I’ve mentioned it before but I will never tire of thundering out of slow corners, exhaust blaring, fuel droplets exploding and you whummpp up through each gear and that bit of shunt they engineered in on each shift is just fine with me even though I know they could easily make the shifts super smooth. Blasting down the middle of an empty A road through a huge fresh pile of leaves, feeling the power shift around the wheels in response, catching a glimpse of the leaves kicking up behind the car out of the corner of my eye while braking into the next corner is forever burned into my memory.

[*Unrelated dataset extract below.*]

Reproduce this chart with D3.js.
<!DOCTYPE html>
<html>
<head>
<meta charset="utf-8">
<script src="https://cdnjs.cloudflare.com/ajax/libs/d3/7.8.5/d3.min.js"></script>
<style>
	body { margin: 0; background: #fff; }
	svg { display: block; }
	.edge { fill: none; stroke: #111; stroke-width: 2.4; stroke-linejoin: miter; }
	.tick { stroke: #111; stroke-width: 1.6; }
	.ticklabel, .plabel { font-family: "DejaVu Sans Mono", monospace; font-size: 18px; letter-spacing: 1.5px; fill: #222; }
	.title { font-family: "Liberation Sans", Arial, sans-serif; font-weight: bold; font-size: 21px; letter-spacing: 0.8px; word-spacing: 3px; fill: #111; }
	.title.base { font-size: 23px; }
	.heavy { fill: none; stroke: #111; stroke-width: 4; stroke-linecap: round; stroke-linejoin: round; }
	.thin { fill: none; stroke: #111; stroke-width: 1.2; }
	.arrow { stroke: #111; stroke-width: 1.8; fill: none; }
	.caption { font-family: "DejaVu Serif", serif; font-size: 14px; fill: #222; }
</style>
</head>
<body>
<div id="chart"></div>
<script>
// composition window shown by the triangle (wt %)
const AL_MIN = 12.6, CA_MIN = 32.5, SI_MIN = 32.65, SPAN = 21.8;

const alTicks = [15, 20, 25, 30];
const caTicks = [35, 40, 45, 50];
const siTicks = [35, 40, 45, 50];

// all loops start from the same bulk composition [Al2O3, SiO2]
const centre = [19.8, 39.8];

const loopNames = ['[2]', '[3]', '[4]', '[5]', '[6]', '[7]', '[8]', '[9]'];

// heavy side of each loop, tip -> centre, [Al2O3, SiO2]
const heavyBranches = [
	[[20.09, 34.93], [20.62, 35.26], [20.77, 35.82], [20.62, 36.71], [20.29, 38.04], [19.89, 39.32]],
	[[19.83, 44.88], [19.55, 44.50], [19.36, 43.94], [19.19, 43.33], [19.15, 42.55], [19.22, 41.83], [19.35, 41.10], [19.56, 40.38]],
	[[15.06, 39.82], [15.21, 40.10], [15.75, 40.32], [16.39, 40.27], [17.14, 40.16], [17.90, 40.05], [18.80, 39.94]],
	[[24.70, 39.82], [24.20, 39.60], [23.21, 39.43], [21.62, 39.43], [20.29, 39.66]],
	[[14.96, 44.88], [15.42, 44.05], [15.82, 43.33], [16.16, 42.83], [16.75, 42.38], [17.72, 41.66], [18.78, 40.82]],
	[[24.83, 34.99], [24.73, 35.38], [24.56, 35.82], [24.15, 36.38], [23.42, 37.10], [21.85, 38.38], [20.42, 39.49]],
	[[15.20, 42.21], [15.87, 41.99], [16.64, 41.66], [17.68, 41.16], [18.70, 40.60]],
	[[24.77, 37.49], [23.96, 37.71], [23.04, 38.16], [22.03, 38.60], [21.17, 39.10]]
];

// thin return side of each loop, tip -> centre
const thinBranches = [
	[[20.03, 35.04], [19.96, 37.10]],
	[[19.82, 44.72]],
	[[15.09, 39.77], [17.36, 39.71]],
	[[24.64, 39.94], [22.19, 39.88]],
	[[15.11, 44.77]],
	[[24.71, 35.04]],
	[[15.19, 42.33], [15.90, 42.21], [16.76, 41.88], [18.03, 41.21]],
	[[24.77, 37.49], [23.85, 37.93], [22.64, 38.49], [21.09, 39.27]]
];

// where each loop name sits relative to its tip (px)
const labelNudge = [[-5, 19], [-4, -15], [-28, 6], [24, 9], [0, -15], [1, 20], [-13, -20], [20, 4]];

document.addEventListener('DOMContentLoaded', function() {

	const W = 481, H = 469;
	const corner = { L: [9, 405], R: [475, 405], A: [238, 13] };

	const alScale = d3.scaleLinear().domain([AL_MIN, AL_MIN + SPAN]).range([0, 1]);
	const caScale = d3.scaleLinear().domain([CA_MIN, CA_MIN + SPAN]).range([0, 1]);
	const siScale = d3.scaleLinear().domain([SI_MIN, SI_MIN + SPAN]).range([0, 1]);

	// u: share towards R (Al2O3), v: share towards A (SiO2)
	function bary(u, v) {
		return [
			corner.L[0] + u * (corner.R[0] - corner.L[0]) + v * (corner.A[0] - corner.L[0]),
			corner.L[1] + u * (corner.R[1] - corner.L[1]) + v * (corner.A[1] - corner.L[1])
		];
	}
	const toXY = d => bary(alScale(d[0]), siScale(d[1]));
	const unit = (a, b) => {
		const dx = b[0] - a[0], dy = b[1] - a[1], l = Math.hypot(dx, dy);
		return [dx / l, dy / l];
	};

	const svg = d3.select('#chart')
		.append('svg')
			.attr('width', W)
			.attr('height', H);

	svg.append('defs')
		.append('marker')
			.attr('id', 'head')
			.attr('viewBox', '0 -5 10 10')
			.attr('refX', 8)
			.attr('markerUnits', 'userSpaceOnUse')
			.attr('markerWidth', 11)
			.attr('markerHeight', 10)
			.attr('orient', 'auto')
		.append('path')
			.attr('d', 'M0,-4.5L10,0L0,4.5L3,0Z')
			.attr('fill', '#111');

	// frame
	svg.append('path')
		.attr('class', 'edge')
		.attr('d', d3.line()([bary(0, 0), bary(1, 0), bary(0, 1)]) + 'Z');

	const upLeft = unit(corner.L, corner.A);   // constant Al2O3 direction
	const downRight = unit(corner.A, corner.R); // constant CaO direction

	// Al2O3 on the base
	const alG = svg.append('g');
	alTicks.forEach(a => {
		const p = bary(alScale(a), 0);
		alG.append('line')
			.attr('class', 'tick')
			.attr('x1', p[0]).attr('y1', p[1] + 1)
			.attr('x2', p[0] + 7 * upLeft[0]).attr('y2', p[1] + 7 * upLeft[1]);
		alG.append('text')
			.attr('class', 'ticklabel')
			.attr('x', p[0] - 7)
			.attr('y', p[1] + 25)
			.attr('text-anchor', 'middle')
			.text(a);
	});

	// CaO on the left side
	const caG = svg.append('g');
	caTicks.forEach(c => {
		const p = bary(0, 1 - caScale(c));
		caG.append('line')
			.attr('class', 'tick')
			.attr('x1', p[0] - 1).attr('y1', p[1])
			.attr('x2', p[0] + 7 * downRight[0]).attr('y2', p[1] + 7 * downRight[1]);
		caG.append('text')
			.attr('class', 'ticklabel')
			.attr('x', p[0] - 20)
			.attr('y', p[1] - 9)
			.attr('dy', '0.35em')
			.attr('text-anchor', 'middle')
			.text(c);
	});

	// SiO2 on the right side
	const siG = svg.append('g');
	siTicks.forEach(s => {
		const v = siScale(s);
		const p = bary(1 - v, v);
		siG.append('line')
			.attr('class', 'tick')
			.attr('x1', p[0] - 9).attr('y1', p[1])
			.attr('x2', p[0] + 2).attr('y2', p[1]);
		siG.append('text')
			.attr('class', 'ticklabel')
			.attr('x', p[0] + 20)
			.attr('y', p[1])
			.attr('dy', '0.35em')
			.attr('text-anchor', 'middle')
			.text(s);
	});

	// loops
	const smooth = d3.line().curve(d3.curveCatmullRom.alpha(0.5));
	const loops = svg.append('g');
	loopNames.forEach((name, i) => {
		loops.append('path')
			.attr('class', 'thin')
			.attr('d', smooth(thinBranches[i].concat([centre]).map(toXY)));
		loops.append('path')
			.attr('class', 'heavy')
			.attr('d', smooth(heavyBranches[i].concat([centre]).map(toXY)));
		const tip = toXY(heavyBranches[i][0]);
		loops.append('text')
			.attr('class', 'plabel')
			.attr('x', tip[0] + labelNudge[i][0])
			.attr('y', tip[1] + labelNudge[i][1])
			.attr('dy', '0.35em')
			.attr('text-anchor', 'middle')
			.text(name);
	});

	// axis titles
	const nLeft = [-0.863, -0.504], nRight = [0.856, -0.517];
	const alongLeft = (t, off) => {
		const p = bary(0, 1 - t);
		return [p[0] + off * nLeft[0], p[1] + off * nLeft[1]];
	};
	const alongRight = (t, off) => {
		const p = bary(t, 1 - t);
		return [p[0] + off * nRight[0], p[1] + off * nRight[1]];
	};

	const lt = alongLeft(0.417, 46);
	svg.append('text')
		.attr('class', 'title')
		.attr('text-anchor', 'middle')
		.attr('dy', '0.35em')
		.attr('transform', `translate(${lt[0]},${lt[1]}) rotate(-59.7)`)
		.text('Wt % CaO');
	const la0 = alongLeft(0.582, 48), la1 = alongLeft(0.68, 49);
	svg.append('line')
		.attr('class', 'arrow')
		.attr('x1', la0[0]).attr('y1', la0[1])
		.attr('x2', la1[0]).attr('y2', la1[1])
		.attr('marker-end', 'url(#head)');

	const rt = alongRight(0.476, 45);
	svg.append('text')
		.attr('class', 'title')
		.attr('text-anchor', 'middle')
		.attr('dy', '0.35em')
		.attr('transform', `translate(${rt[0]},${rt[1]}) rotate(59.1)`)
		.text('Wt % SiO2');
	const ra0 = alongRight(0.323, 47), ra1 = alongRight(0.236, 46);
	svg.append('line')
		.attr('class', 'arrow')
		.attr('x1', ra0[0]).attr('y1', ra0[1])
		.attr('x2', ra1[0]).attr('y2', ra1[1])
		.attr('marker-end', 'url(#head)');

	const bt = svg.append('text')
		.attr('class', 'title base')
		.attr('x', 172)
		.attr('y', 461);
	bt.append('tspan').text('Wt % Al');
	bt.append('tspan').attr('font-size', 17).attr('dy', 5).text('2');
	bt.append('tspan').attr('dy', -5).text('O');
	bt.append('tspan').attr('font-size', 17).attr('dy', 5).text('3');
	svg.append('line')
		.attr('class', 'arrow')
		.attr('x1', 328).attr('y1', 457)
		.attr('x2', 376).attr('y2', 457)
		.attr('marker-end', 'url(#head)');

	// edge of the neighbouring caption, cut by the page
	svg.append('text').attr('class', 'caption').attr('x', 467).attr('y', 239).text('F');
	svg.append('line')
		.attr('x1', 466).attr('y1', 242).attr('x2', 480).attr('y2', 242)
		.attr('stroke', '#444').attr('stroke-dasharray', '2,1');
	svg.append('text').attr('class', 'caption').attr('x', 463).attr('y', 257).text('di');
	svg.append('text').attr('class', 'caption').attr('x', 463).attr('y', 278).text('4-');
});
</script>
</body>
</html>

For me the place where the RS3 shines brightest is in the wet. No other road car I’ve owned comes close. The Evo IX was way too mobile at the rear in the wet and often scared me silly, the Evo was set up for oversteery fun in the dry and that frankly meant dangerous in the wet. The later STi Impreza’s could be equally skittish at the limit. An original WRX or Turbo 2000 would be close for such certainty and grip but in reality you’d still be reaching for 2nd by the time the RS3 S-tronic had hit 3rd and disappeared. Although it’s the last of concerns for petrol heads on a car at this price for such a remarkable hoon a real return of 22mpg (24mpg on the DIS) is also impressive. This is a journey I’ve done often and the Impreza could barely manage this if cruising and would have seen teens at best on this run. I know I’d have beaten my Evo self home too because the tank would have been empty after 150 miles at best.

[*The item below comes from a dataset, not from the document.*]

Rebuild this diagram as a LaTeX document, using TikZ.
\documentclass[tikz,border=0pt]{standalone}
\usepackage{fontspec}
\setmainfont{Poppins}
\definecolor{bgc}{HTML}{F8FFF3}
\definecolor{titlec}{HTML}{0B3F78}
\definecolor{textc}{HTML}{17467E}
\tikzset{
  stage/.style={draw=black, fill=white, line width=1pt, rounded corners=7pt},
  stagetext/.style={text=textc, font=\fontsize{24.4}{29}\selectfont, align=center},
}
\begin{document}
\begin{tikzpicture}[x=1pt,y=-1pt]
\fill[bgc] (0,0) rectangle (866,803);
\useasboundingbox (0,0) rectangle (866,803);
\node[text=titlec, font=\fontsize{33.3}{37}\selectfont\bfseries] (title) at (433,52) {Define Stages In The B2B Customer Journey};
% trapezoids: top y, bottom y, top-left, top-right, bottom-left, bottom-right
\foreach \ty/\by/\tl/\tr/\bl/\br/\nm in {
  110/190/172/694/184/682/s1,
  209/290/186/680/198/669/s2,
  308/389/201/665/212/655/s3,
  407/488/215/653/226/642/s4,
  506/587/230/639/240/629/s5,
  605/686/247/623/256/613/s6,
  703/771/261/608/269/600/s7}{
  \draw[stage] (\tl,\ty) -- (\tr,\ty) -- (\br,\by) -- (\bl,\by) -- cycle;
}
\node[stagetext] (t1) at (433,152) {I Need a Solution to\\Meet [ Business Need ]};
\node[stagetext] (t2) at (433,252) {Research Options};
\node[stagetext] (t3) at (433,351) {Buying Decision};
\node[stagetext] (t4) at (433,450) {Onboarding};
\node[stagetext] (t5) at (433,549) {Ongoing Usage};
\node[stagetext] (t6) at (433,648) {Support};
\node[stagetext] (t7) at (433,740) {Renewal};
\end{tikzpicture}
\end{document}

I was convinced by the RS3 within seconds of the test drive, if I didn’t already own one I’d be buying one tomorrow. Despite this it has continued to get better and better revealing new talents all the time and impressing with a depth and range of ability the road testers and reviewers don’t have the time to experience. Sometimes things are just right and everything from the way Audi look after customers, as an object to own and polish to commuting the RS3 has it all and when it comes to the most important part – putting a smile on your face and creating experiences you’ll never forget – it’s just waiting to be unleashed.
I’m driving the new RS4 at Oulton Park on Friday and really looking forward to comparing the cars back to back. I will update you with my thoughts after the event.
Oh and a few of those other iconic drives I’m comparing the RS3 to:
MX5 1.8is Sport across 12 miles of closed Isle of Man mountain road, along with 200 others chasing the local Alfa 156 V6 police car (yes really!)
Impreza Turbo 2000 in the snow and ice over the Devil’s Staircase.
Evo IX at a wet and slippy Cadwell Park, I still feel tense thinking about it!
A friendly track duel between my S2000 and a supercharged Clio.
Westfield Sport 2000 at Pembrey.
Renault Megane R26.R anytime it got on a racetrack.